Throughout the semester, we have discussed different ways that Interdisciplinarity fits into our everyday lives. From taking walks around campus to reading different books, we have all realized that interdisciplinary makes up the world around us.

Before discovering that I wanted to be a teacher, I made a list of pros and cons to teaching. I love working with children, but I hate writing lesson plans. I love grading papers, but I hate looking at a child that hasn’t had the subject click with them yet just seem so frustrated and exhausted. One of the best things about being a teacher, is when you see a student finally understand something and their face lights up and you feel as if you have just done the impossible.

Students use all different types of methods in order to have this light bulb go off in their heads. Teachers use different methods in order to help the students have their “I understand it” moment. All of the methods that teachers and students use, have the common goal of helping a student learn. Helping the student achieve understanding is what every teacher wants in their classrooms.

By having these methods and these people come together to create the common goal of learning, interdisciplinarity is formed in the education field. It is true, that interdisciplinary is all around us, it just takes looking more in depth to see this and to discover it.

Interdisciplinarity and Archives

During class, after putting ourselves in order based on our last names and then first names, we were instructed to walk around outside and try to find different archives. My group immediately went to the ISC where we found many science archives-old bones, rocks and even a timeline. While doing this activity, it reminded me of the reading in Interdisciplinary titled “Literature and History”. This section starts on page 114 and talks about how things are organized. Moran states that no matter the subject, they all have one thing in common, “courses tend to focus on the most up-to-date scholarship, with the assumption that the history of the discipline is merely a long prelude to a contemporary state of enlightenment. Even today, though, when issue- or theme-based modules are increasingly prevalent on English degrees, most courses organize themselves in terms of periods and make some attempt at chronological coverage” (Moran, 115). An archive is an example of one of these forms that is organized by time periods. These forms (paper, paintings, sculptures, tombstones) of art come together to form one discipline. We, as students of a college that was built a long time ago, are lucky enough to have archives all around us. Everything is an archive, including buildings, cemeteries, art and even us. Something important to note when looking at an archive is that if you are not careful with them, they can be easily destroyed. Some special archives are kept in cases or boxes so that people do not touch and wreck them. However, other archives are out in the open for anyone to touch and unfortunately wreck. In the books that we have read, archives have played an important role and often times, the reader does not notice or pay attention to the fact that things such as a cemetery, books or letters are in fact archives.
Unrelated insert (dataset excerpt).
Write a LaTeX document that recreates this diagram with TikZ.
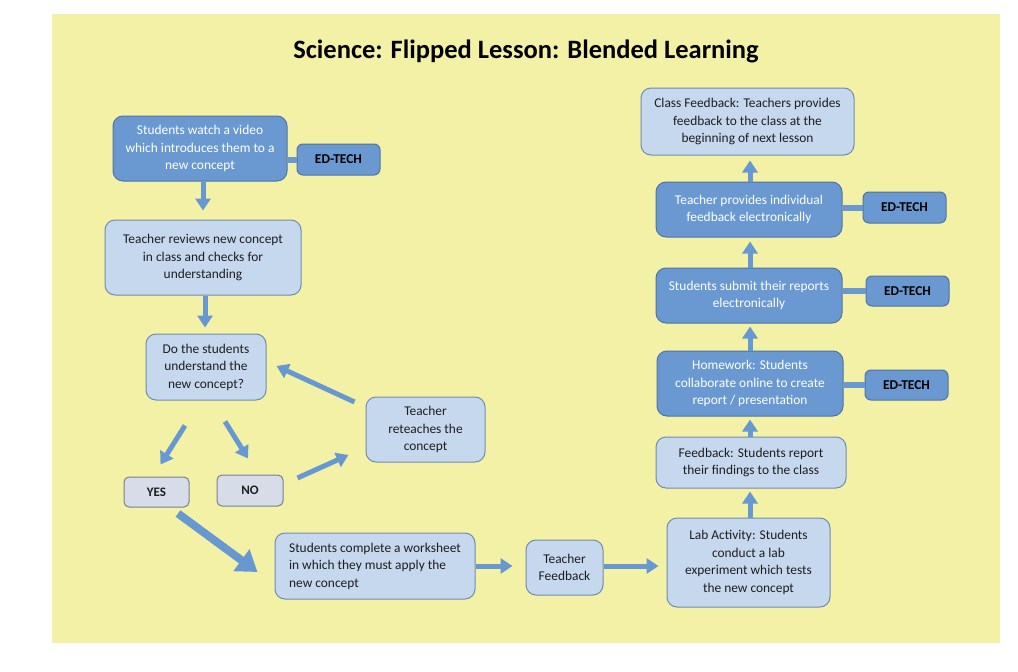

Toomer and Myself: a Similarity

The United States is made up of many different people. No two people are exactly the same-not even twins. These differences is what makes the United States such a special place to live in. People live in different areas, they celebrate different holidays, they are different races. All of these different people come together and make the United States what it needs to be-a melting pot. We praise peoples differences and make people proud of who they are and where they come from.

When Toomer did not identify as black or as white, he was no longer celebrating who he was or where he came from. Some people could interpret it as if he was embarrassed of his past and did not want people to know anything about him. He thought that by doing this, he was removing himself from the chaos. Instead, he was creating more.

If someone did that today, they would be frowned upon. The United States is such a wonderful place to live in and for Toomer to be born in Washington D.C where the president lives, and not want to celebrate his race is shocking. So many people come to the United States to be free and start a new life-Toomer was destroying his on accident.